Céline le dit lui-même dans un entretien de 1960 : Moi j'ai fait passer le langage parlé à travers l'écrit. D'un seul coup. Peut-on mieux décrire son style, sa révolution littéraire ?
Je suis un styliste, dit-il, et oui, c'est indéniablement vrai ; jamais on a écrit comme ça, jamais on a mêlé avec tant de finesse et de génie la grossièreté de l'oralité à la beauté de la littérature, jamais on a touché au vrai d'aussi près rien qu'avec un choix de forme. Mais Céline écrit bien dans (presque) toutes ses publications, alors pourquoi est-ce Voyage au bout de la nuit qui s'est imposé comme le chef d'oeuvre de son auteur et de son siècle ?

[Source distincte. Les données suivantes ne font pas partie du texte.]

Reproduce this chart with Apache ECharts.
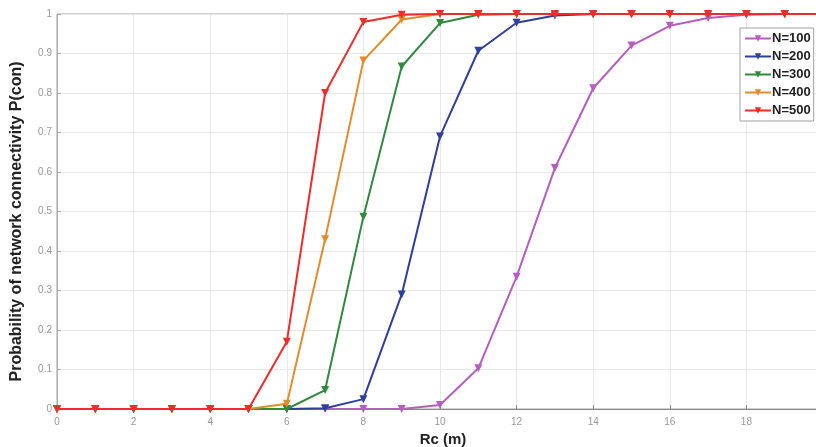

Quand Céline parle de la guerre, il parle en réalité de la peur. Quand il parle de colonisation, il exprime la colère, et quand il parle de New-York, la ville debout, et de l'industrialisation, c'est la solitude qui est son vrai sujet. Il passe en revue les événements majeurs du début du siècle mais c'est quand il s'en sert pour parler de l'homme que Céline est brillant, le reste est une toile de fond, un théâtre d'affres dont l'homme ne peut s'échapper.
Si je veux être honnête, je dois bien mentionner que c'est un livre occasionnellement drôle, même s'il n'est (à raison) pas connu pour ça, et que Céline a un talent pour trouver des phrasés aussi tristes qu'amusants. Bon ça reste dans l'ensemble le roman d'un drame absolu, le plus triste que j'aie jamais lu, mais il faut le lire.
En somme, tant qu’on est à la guerre, on dit que ce sera mieux dans la paix et puis on bouffe cet espoir-là comme si c’était du bonbon et puis c’est rien quand même que de la merde.